Description of the task: Wherever "this" appears in a line, copy that line.
──────
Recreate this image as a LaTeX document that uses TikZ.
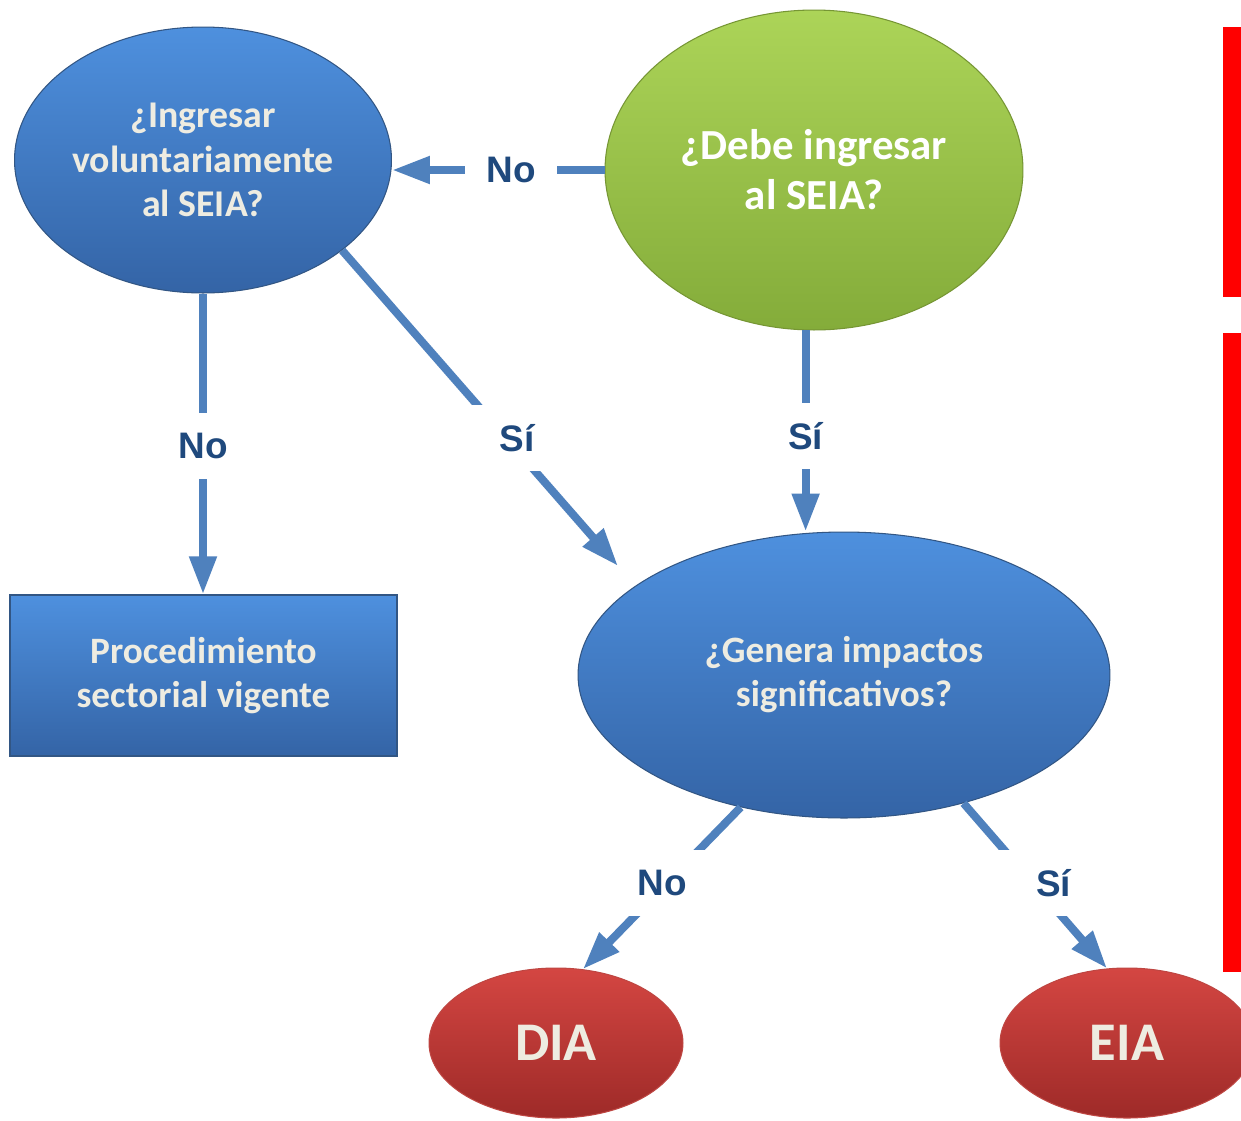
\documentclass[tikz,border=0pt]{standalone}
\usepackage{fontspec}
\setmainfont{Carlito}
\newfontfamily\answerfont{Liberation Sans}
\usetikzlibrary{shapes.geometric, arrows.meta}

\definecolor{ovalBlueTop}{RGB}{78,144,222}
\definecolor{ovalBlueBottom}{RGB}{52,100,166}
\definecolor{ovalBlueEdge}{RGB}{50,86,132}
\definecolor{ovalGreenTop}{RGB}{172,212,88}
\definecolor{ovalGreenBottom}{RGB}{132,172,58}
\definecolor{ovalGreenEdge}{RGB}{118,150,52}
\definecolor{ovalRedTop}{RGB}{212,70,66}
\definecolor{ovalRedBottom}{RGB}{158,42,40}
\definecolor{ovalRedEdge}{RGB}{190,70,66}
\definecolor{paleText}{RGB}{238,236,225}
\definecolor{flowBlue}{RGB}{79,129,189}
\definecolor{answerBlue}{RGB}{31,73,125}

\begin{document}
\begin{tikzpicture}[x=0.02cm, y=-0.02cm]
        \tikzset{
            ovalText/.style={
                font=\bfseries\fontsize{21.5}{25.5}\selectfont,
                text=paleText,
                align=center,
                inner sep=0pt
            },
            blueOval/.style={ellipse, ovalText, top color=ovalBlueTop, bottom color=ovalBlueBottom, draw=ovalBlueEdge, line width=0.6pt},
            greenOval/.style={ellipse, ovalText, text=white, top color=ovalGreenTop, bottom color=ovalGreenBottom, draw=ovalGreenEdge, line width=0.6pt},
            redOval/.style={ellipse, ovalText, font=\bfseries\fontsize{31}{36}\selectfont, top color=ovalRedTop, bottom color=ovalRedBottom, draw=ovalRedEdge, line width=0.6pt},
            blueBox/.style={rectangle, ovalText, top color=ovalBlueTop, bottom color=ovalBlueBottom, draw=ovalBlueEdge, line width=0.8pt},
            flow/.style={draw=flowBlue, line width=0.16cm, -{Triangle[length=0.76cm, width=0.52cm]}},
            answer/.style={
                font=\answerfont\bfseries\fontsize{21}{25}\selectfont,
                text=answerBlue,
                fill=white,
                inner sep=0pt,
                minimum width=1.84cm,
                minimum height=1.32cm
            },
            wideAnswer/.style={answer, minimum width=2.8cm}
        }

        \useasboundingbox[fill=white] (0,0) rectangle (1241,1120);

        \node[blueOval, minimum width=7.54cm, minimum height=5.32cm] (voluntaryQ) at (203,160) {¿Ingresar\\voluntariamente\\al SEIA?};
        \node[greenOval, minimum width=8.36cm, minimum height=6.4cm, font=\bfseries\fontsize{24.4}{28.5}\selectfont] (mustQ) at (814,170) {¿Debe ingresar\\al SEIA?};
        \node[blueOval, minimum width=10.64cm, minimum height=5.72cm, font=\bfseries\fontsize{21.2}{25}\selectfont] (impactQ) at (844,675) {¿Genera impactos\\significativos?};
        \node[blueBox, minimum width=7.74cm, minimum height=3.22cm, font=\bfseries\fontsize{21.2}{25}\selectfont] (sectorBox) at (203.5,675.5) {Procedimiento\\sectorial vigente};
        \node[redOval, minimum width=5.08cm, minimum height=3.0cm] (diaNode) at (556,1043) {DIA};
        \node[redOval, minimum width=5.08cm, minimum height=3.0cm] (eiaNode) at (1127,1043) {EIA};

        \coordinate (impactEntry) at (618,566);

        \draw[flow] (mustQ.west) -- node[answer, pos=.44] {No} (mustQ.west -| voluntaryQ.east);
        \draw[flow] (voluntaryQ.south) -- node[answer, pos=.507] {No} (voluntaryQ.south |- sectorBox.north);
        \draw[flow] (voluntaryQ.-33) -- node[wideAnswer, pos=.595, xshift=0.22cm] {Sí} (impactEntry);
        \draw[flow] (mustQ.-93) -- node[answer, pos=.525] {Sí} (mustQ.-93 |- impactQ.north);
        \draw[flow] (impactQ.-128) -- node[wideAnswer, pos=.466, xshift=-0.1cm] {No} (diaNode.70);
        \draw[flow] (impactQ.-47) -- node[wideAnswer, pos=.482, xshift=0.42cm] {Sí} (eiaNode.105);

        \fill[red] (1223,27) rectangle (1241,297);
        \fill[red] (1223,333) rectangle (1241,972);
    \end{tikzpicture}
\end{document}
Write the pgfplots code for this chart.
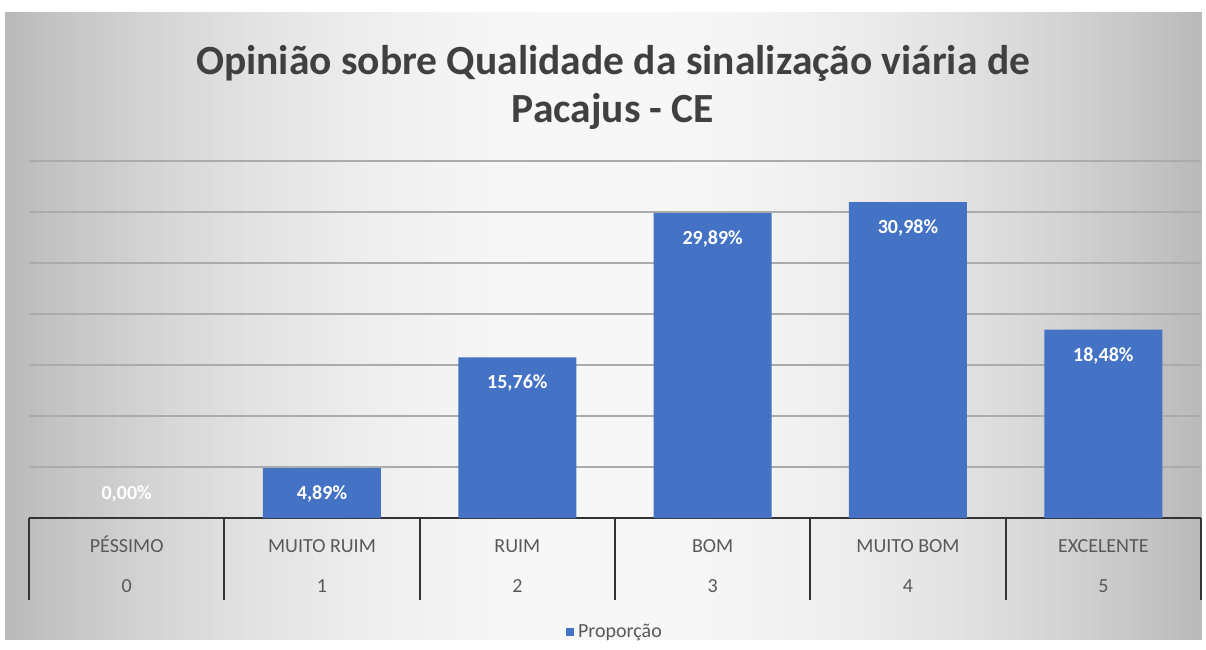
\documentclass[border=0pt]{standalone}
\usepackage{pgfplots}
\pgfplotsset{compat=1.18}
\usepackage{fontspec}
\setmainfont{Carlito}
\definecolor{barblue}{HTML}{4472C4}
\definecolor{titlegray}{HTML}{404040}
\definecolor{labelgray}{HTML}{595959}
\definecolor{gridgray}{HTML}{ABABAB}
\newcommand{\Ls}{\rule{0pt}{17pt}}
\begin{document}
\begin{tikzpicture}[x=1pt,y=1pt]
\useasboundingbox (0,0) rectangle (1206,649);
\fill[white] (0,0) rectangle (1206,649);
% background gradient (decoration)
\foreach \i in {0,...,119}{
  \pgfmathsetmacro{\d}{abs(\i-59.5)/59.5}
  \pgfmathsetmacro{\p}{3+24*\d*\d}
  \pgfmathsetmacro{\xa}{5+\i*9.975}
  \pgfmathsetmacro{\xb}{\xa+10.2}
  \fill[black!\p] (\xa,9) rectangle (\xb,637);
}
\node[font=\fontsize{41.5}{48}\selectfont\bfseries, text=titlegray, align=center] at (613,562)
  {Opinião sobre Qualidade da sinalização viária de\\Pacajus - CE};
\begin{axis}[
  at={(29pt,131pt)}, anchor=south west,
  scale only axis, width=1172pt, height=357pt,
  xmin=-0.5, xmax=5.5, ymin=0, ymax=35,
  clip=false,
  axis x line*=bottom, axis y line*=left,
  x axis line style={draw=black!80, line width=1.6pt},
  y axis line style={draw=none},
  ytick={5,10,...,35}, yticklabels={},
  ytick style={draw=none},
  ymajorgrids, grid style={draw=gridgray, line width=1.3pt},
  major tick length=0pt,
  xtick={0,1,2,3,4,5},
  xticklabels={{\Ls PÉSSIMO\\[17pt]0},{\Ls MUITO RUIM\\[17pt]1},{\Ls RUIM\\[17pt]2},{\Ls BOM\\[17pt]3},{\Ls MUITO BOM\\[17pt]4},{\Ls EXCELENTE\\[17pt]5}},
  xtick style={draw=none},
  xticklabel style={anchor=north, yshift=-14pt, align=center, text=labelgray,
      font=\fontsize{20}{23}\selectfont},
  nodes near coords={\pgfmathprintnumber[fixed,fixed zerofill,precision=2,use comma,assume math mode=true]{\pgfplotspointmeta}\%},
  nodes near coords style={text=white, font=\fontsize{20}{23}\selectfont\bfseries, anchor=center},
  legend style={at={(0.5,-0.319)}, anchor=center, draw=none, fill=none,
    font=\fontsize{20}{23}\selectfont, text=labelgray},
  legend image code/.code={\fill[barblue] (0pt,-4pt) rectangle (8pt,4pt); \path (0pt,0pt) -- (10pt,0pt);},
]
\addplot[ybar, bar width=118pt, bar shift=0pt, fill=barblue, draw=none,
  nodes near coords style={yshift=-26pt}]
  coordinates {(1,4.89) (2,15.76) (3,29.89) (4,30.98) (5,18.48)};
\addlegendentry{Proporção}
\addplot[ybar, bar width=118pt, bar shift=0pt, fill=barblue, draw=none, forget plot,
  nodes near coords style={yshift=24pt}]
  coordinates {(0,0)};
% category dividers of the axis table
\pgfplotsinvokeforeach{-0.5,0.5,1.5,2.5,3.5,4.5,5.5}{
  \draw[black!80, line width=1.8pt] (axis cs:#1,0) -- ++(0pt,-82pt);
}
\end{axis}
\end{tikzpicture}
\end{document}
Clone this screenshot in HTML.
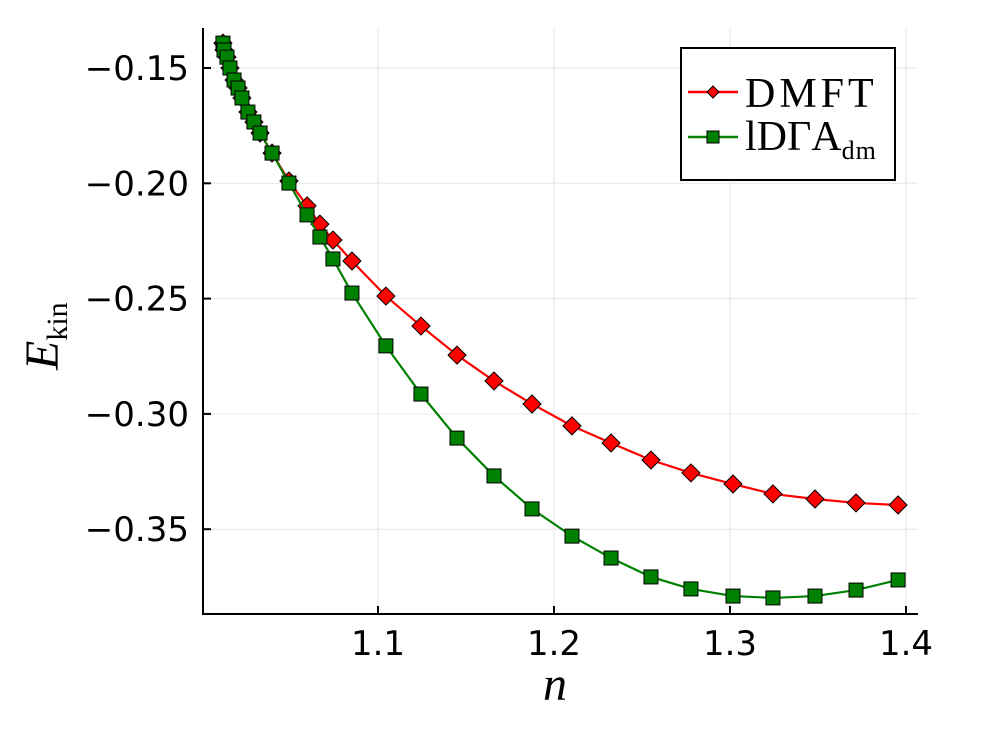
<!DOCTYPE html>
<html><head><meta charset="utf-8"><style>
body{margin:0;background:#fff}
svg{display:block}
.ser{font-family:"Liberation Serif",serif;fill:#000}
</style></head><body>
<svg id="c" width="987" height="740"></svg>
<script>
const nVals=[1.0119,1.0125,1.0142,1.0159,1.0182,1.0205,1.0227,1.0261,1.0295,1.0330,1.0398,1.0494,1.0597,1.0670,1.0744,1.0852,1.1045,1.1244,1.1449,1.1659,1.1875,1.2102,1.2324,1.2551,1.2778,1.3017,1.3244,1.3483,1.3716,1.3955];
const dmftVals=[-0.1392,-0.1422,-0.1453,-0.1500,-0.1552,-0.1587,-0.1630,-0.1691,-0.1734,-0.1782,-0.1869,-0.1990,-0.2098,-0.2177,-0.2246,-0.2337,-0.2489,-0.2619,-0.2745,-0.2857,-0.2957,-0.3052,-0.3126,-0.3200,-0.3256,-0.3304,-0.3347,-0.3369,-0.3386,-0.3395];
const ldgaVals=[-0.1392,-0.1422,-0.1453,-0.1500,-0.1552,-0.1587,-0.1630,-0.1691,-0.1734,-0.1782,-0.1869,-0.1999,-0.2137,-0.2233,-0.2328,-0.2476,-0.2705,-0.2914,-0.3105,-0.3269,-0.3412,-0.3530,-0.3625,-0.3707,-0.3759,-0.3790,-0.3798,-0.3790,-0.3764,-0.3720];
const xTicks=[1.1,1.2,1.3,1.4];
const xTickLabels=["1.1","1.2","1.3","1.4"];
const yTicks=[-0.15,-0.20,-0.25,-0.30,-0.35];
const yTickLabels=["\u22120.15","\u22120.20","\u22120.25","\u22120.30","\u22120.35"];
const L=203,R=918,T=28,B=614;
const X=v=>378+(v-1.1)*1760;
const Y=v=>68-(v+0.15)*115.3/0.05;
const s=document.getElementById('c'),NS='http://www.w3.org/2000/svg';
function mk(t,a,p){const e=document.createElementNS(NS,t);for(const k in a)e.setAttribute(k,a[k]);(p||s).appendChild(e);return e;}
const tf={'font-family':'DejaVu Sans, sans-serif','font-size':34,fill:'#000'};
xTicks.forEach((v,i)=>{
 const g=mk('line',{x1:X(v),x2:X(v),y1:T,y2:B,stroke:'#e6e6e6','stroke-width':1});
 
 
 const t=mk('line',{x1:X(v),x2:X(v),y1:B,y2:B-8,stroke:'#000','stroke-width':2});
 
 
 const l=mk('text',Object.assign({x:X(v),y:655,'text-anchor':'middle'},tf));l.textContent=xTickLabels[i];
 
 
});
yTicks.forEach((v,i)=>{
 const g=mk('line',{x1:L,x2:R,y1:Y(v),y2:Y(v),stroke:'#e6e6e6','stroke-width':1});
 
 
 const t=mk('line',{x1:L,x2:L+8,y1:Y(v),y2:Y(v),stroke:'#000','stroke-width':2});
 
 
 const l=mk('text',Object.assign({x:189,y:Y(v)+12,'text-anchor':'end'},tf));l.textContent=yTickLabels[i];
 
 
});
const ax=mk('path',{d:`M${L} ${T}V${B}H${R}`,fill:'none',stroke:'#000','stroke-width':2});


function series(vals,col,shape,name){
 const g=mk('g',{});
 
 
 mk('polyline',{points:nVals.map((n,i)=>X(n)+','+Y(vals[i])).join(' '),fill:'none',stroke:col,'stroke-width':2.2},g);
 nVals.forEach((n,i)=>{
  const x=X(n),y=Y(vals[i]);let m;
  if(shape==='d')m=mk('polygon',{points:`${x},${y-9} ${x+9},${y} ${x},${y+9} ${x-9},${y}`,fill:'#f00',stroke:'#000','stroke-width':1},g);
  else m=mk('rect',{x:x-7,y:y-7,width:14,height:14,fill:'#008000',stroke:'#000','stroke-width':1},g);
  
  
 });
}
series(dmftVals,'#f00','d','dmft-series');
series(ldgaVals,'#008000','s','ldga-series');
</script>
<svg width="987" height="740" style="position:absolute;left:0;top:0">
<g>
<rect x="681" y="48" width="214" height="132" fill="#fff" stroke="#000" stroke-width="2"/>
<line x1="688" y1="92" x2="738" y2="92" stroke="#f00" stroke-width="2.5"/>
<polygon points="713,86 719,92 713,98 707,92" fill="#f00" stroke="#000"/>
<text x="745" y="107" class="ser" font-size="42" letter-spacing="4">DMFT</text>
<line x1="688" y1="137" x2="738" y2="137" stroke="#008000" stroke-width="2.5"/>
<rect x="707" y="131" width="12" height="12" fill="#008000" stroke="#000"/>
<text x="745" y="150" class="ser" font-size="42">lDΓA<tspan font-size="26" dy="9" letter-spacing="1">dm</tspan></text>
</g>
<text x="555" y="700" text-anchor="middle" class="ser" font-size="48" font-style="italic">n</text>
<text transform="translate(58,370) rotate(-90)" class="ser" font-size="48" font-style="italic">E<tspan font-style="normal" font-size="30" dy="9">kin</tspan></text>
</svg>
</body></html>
──────
Result below:
Recreate this image as a LaTeX document that uses TikZ.
Write the pgfplots code for this chart.
Clone this screenshot in HTML.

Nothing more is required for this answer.